Ну вот так Макс впервые по-настоящему и столкнулся с тем, через что я проходила и что я пыталась до него донести, умоляя его о помощи… И поэтому я отвезла дочку в Австрию, чтобы помочь ей. И мы бы помогли, если бы он захотел что-либо контролировать, особенно таблетки, которые она перестала принимать. И, конечно, у нее опять начались очень серьезные приступы. Пока Макс с Ивой договаривались с больницей, Настя в состоянии очередного аффекта выгнала из дома Михаэля с Леей, которой не было еще и двух лет. Конечно, Михаэль пережить этого не смог, они уехали. Настя, когда очухалась, очень много раз просила его вернуться обратно, но Михаэль так ее боялся, что не вернулся.
Ее забрали в больницу. В Австрии другие законы, и когда что-либо подобное происходит, естественно, человека принимают в больницу.
Мне позвонили на следующий день и сказали, что срочно нужно прилететь в Альпы. Вот здесь началась очень серьезная трагедия, конфликт моих ума и сердца. Мое сердце хотело защитить Настю, говорило мне: «Не вздумай к ней поехать». Ум, естественно, командовал: «Ты обязана, ты мать и т. д… что ты несешь ерунду?»

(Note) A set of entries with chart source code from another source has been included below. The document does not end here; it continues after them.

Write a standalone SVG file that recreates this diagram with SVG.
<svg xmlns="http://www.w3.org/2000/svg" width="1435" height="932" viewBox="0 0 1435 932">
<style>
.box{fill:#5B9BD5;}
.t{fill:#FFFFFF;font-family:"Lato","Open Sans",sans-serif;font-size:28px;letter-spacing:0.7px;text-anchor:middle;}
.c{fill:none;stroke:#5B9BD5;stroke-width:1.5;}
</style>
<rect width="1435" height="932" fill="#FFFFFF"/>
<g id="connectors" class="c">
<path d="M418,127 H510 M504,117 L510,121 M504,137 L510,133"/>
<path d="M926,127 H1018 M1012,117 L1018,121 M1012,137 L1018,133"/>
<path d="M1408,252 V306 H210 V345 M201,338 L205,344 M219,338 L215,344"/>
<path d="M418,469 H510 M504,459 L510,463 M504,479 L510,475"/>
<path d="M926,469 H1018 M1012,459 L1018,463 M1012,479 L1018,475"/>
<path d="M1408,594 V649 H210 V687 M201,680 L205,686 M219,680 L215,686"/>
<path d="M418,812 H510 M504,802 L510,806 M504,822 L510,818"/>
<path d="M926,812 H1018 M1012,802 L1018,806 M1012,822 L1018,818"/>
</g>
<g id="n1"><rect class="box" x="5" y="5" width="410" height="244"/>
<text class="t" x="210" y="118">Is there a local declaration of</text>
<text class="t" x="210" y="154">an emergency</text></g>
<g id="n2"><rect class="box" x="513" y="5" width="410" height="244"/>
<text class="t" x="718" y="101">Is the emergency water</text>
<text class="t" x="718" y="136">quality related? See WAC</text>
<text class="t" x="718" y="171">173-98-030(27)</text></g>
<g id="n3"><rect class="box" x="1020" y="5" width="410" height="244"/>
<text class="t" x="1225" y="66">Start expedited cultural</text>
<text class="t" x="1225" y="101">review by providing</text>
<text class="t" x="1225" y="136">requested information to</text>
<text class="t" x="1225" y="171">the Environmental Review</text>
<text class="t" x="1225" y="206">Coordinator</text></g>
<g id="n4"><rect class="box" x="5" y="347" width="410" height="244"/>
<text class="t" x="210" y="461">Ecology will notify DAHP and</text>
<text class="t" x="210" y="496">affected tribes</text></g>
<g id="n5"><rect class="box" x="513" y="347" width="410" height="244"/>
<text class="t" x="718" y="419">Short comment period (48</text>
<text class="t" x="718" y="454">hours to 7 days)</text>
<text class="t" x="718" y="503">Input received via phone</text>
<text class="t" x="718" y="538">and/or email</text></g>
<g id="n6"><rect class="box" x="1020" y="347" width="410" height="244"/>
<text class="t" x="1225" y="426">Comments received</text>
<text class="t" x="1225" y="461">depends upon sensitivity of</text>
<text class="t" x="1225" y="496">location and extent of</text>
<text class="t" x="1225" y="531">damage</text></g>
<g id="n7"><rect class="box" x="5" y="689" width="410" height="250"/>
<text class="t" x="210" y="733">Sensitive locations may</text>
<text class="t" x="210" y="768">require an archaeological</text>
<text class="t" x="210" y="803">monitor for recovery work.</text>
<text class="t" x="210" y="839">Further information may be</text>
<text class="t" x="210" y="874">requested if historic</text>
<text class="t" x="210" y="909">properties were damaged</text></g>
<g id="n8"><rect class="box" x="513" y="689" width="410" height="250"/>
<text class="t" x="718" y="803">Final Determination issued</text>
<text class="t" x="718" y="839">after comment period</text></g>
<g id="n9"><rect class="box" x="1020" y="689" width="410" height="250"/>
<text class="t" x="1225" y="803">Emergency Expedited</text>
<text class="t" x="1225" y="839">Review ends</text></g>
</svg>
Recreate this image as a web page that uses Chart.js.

Я проплакала три дня и три ночи, свела с ума своего сына, с которым в то время мы были очень и очень близки. Он работал в Швейцарии и говорил: «Мам, ты меня сводишь с ума, ты не даешь мне работать». А я говорила ему одно и то же: «Митенька, как ты думаешь? Мне сердце говорит: „Не смей к ней ехать, надо Макса оставить разгребать всю эту ситуацию, чтобы он понял, насколько она серьезная, чтобы он мог обеспечить Настину жизнь, чтобы он понимал, что человек будет не в состоянии работать“. Он должен пройти через этот опыт сам, а то скажет опять: „Она здорова“ и уедет, как всегда. Плюнет на все, оставит меня с ней одну, обвинит меня во всем, и в результате мы никогда не сможем помочь Насте». Митя был согласен, поддерживал меня: «Я думаю, это лучше, пусть они там вдвоем сейчас». Я понимала, что Настя мне этого никогда, никогда не простит, но я это делала для нее, моей любимой девочки. Я не видела другой возможности ее защитить.
Она пролежала в больнице очень долго. У нее обнаружили совсем серьезные истории. Сказали, что она не может перенапрягаться, что она не сможет даже ухаживать за ребенком, потому что у нее на это нет энергии, и что если она будет продолжать ухаживать за ребенком, то останется приговоренной к больнице до конца ее дней.
Конечно, того, что я не приехала, мне не простили никогда. Я это знала, когда принимала решение. Но я хотела как лучше, а получилось как всегда. В нашу последнюю встречу с Максом я умоляла его обеспечить Настю до конца жизни, чтобы она могла жить спокойно и не работать. Он мне поклялся – и конечно, не сделал. А я все равно всегда напоминала, всегда просила и делала столько, сколько могла.
Мы часто говорили с Настей. Я убеждала ее: «Ты, Настенька, всегда была великолепной писательницей, ты получила три шекспировские статуэтки в Нью-Йорке, пожалуйста, пиши, используй свой талант. Твой отец Максимилиан Шелл с таким же заболеванием считается гением. Твоя тетя Мария Шелл с таким же заболеванием считается гением. А ты с этим же заболеванием считаешься абсолютно безумной, и тебя хотят держать в больнице??? Ты что?» Я даже для нее фразу написала: «The difference between the madness and the genius is measured only by success» («Разница между безумием и гениальностью измеряется только успехом»).
Она мне говорила: «Мамочка, я овощ, и я это понимаю. Я не могу писать, у меня нет вообще никаких желаний, даже влюбиться не хочу, я просто овощ, и я это осознаю. Мне дают такие страшные таблетки, а потом дают другие таблетки, чтобы снять побочку от первых таблеток».
То есть там такой коктейль в организме, как ее бедная печеночка все это выдерживает? Я не знаю. Я очень люблю свою дочку, безумно, это боль моей жизни. Как же я ее люблю! И она настолько талантлива, вы себе не представляете!
Пока мы не перестали общаться, я регулярно ездила смотреть спектакли, которые она играла в самодеятельном театре на 400 мест. В спектаклях играли жители городка Паак, где жила Настя, в нескольких километрах от нашей семейной горы. Известный режиссер ставил спектакли специально на нее, люди съезжались со всей обширной провинции. Спектакли были настолько хорошие, что даже Пинки приехал, и ему понравилось. Она была занята, это очень важно. Они сами шили костюмы. Шоу проходило на улице, очень красиво. Фото публиковали во всех местных и федеральных австрийских газетах.